It's hard to call the IT department in space. That is why NASA is experimenting with augmented reality glasses.
The glasses use similar technology to that used in Google Glass, but instead of driving directions to the nearest Dairy Queen, astronauts could get step-by-step instructions on how to fix parts on the International Space Station displayed right in front of their eyes.
NASA is teaming up with the Osterhout Design Group, which also makes glasses for workers in the military, aerospace and other industries. The company's R-6 Smart Glasses feature a gyroscope, altitude sensor, a camera and Bluetooth connectivity.
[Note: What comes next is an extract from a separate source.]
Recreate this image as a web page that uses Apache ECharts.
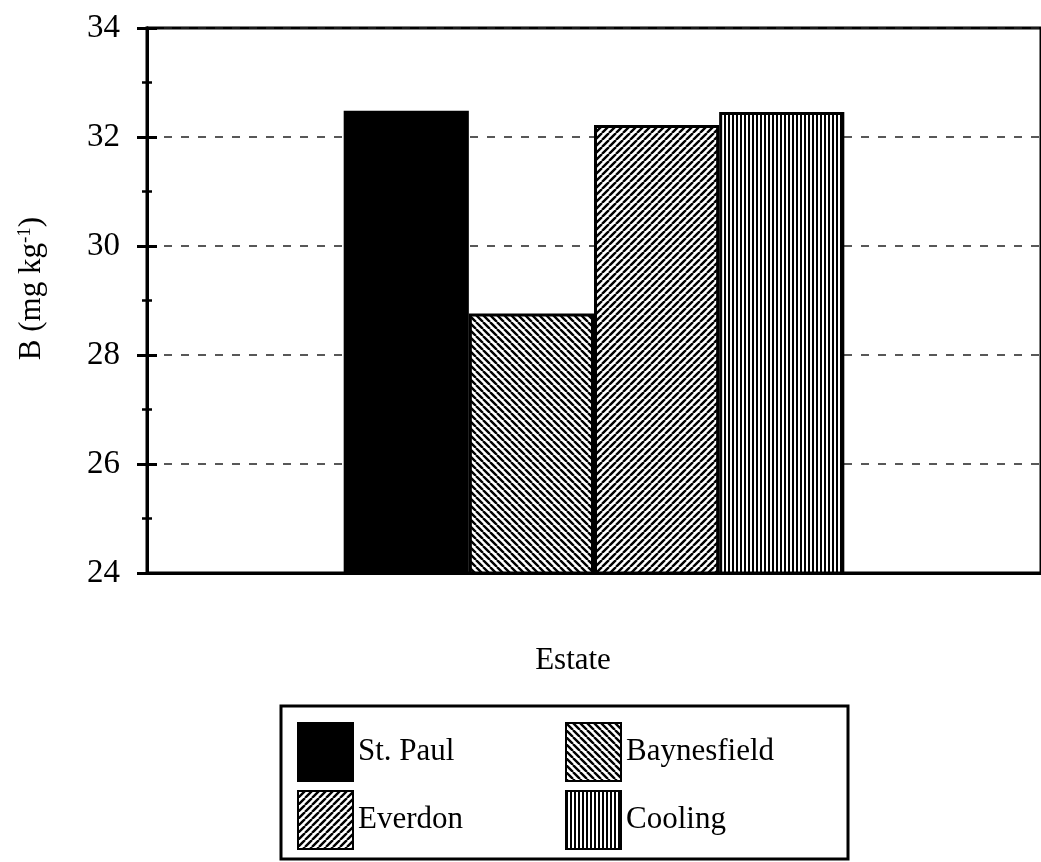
<!DOCTYPE html>
<html>
<head>
<meta charset="utf-8">
<script src="https://cdn.jsdelivr.net/npm/echarts@6/dist/echarts.min.js"></script>
<style>
  html, body { margin: 0; padding: 0; background: #fff; }
  #main { width: 1041px; height: 862px; }
</style>
</head>
<body>
<div id="main"></div>
<script>
// data
var categories = [''];
var estates = ['St. Paul', 'Baynesfield', 'Everdon', 'Cooling'];
var boron = [32.48, 28.76, 32.22, 32.46];
var yMin = 24, yMax = 34, yStep = 2;

var FONT = '"Liberation Serif", "Times New Roman", serif';

// hatch fills
function hatch(kind) {
    var p = kind === 'vert' ? 4 : 7;
    var c = document.createElement('canvas');
    c.width = p; c.height = p;
    var ctx = c.getContext('2d');
    ctx.fillStyle = '#fff';
    ctx.fillRect(0, 0, p, p);
    ctx.strokeStyle = '#000';
    ctx.beginPath();
    if (kind === 'vert') {
        ctx.lineWidth = 2;
        ctx.moveTo(1, 0); ctx.lineTo(1, p);
    } else {
        ctx.lineWidth = 2.4;
        for (var k = -1; k <= 1; k++) {
            if (kind === 'back') {
                ctx.moveTo(k * p, 0); ctx.lineTo(k * p + p, p);
            } else {
                ctx.moveTo(k * p, p); ctx.lineTo(k * p + p, 0);
            }
        }
    }
    ctx.stroke();
    return { image: c, repeat: 'repeat' };
}

var fills = ['#000', hatch('back'), hatch('fwd'), hatch('vert')];

var series = estates.map(function (name, i) {
    return {
        name: name,
        type: 'bar',
        data: [boron[i]],
        barGap: '0%',
        barCategoryGap: '44%',
        itemStyle: {
            color: fills[i],
            borderColor: '#000',
            borderWidth: 3
        }
    };
});

var gridBox = { left: 147, top: 28, right: -4, bottom: 289 };
var tickStyle = { color: '#000', width: 3 };
var minorStyle = { color: '#000', width: 2.5 };

var myChart = echarts.init(document.getElementById('main'), null, { renderer: 'canvas' });
var option = {
    backgroundColor: '#fff',
    animation: false,
    textStyle: { fontFamily: FONT, color: '#000' },
    grid: [
        Object.assign({ show: true, borderColor: '#000', borderWidth: 3 }, gridBox),
        Object.assign({ show: false }, gridBox)
    ],
    xAxis: [{
        type: 'category',
        gridIndex: 0,
        data: categories,
        name: 'Estate',
        nameLocation: 'middle',
        nameGap: 72,
        nameTextStyle: { fontFamily: FONT, fontSize: 31, color: '#000', padding: [0, 42, 0, 0] },
        axisLine: { lineStyle: { color: '#000', width: 3 } },
        axisTick: { show: false },
        axisLabel: { show: false }
    }, {
        type: 'category',
        gridIndex: 1,
        data: categories,
        show: false
    }],
    yAxis: [{
        type: 'value',
        gridIndex: 0,
        min: yMin,
        max: yMax,
        interval: yStep,
        name: 'B (mg kg{sup|-1})',
        nameLocation: 'middle',
        nameRotate: 90,
        nameGap: 100,
        nameTextStyle: {
            fontFamily: FONT, fontSize: 31, color: '#000',
            padding: [0, 0, 0, 24],
            rich: { sup: { fontFamily: FONT, fontSize: 19, verticalAlign: 'top', padding: [0, 0, 12, 0] } }
        },
        axisLine: { show: true, lineStyle: { color: '#000', width: 3 } },
        axisTick: { show: true, length: 10, lineStyle: tickStyle },
        minorTick: { show: true, splitNumber: 2, length: 5, lineStyle: minorStyle },
        axisLabel: { fontFamily: FONT, fontSize: 33, color: '#000', margin: 27 },
        splitLine: { show: true, lineStyle: { color: '#222', width: 1.5, type: [8, 9] } }
    }, {
        type: 'value',
        gridIndex: 1,
        min: yMin,
        max: yMax,
        interval: yStep,
        position: 'left',
        axisLine: { show: true, lineStyle: { color: '#000', width: 3 } },
        axisTick: { show: true, inside: true, length: 10, lineStyle: tickStyle },
        minorTick: { show: true, splitNumber: 2, length: 5, lineStyle: minorStyle },
        axisLabel: { show: false },
        splitLine: { show: false }
    }],
    legend: [{
        data: ['St. Paul', 'Everdon'],
        orient: 'vertical',
        left: 297,
        top: 722,
        padding: 0,
        icon: 'rect',
        itemWidth: 55,
        itemHeight: 58,
        itemGap: 8,
        textStyle: { fontFamily: FONT, fontSize: 31, color: '#000' }
    }, {
        data: ['Baynesfield', 'Cooling'],
        orient: 'vertical',
        left: 565,
        top: 722,
        padding: 0,
        icon: 'rect',
        itemWidth: 55,
        itemHeight: 58,
        itemGap: 8,
        textStyle: { fontFamily: FONT, fontSize: 31, color: '#000' }
    }],
    graphic: [{
        type: 'rect',
        shape: { x: 281, y: 706, width: 567, height: 153 },
        style: { fill: 'none', stroke: '#000', lineWidth: 3 },
        silent: true
    }],
    series: series
};
myChart.setOption(option);
window.addEventListener('resize', function () {
    myChart.resize();
});
</script>
</body>
</html>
Microsoft is releasing something similar with its HoloLens, which it says "seamlessly blends high-definition holograms with your real world." The company created a video showing off what this technology could do.
The hope with the NASA/Osterhout Design Group collaboration is that both astronauts and workers on the ground will be able to use augmented reality to give them hands-free help — especially important when your workplace is the void of space.
“As electronic directions and instructions replace paper checklists and longer duration missions are considered, there is a need for tools that can meet evolving demands,” Lauri Hansen, engineering director at NASA Johnson Space Center, said in a statement.
While not mentioned by NASA, plenty of companies are using augmented reality to create video games, so hopefully the astronauts of tomorrow can play "Asteroids" while orbiting the Earth.